Social Welfare and Unemployment Benefits: An Incomplete Conversation, Latin America from the 1920s to 1940s

Saturday, January 4, 2020: 11:10 AM
Riverside Suite (Sheraton New York)
Angela Vergara, California State University, Los Angeles
In the early twentieth century, countries such as Britain (1911), Austria (1920), and Germany (1927) began to regulate unemployment. The United States approved the National Security Act in 1935, and Canada passed the Employment and Social Security Act in 1941. By the 1940s, unemployment insurance was the cornerstone of the welfare state across the western world. Latin American countries, however, did not follow suit.
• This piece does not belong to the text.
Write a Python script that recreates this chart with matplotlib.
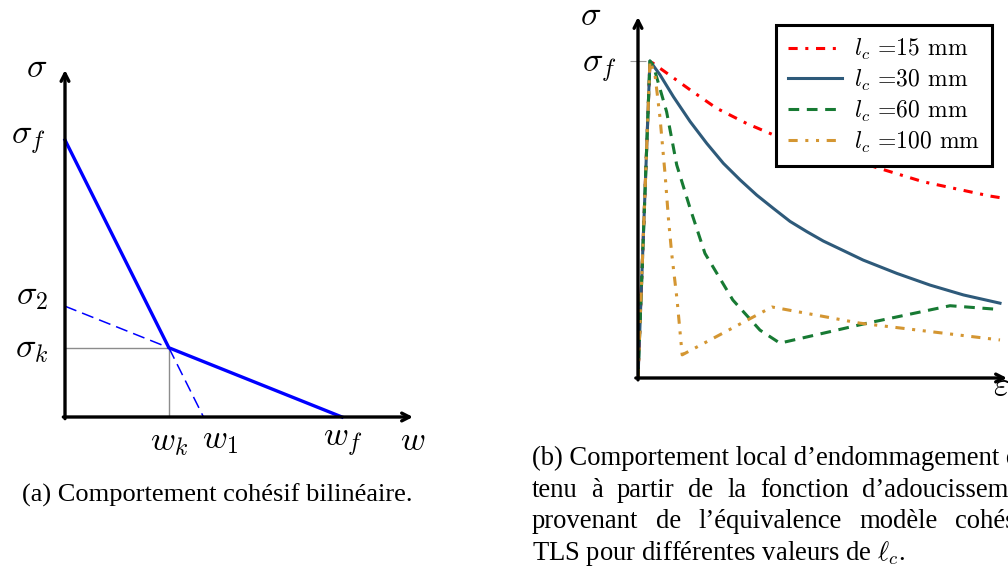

Welfare systems focused on health care and family allowances, protecting mothers and children, and subsidizing food and housing programs. They provided benefits based on people’s status as formal workers and legal families, but did not protect workers against the risk of unemployment and underemployment. By examining the lack of connection between work and state benefits, this paper shows the limits of social welfare in the region. While states adopted international standards and the conventions of the International Labor Organization, local economic, political, and social forces transformed and limited these reforms. In particular, ideas of race, gender, and class influenced how experts understood workers and the job market. They believed working people were not “ready” for unemployment benefits. Instead, they advocated transforming social and working habits and criminalized vagrancy and idleness. In addition, local political economists viewed their countries as endless frontiers: abundant land, natural resources, and jobs. From this perspective, the problem was an underdeveloped labor market. Against the backdrop of export-oriented economies, the reality of rural labor, negative ideas about the working class, experts across the region redefined unemployment and social welfare. This paper draws from a range of sources including the writings of welfare experts, labor lawyers, and political economists and documents from the International Labor Organization. It emphasizes a transnational and comparative view of Latin American welfare systems, showing how Latin Americans negotiated between conflicting influences at the international, national, and local scales.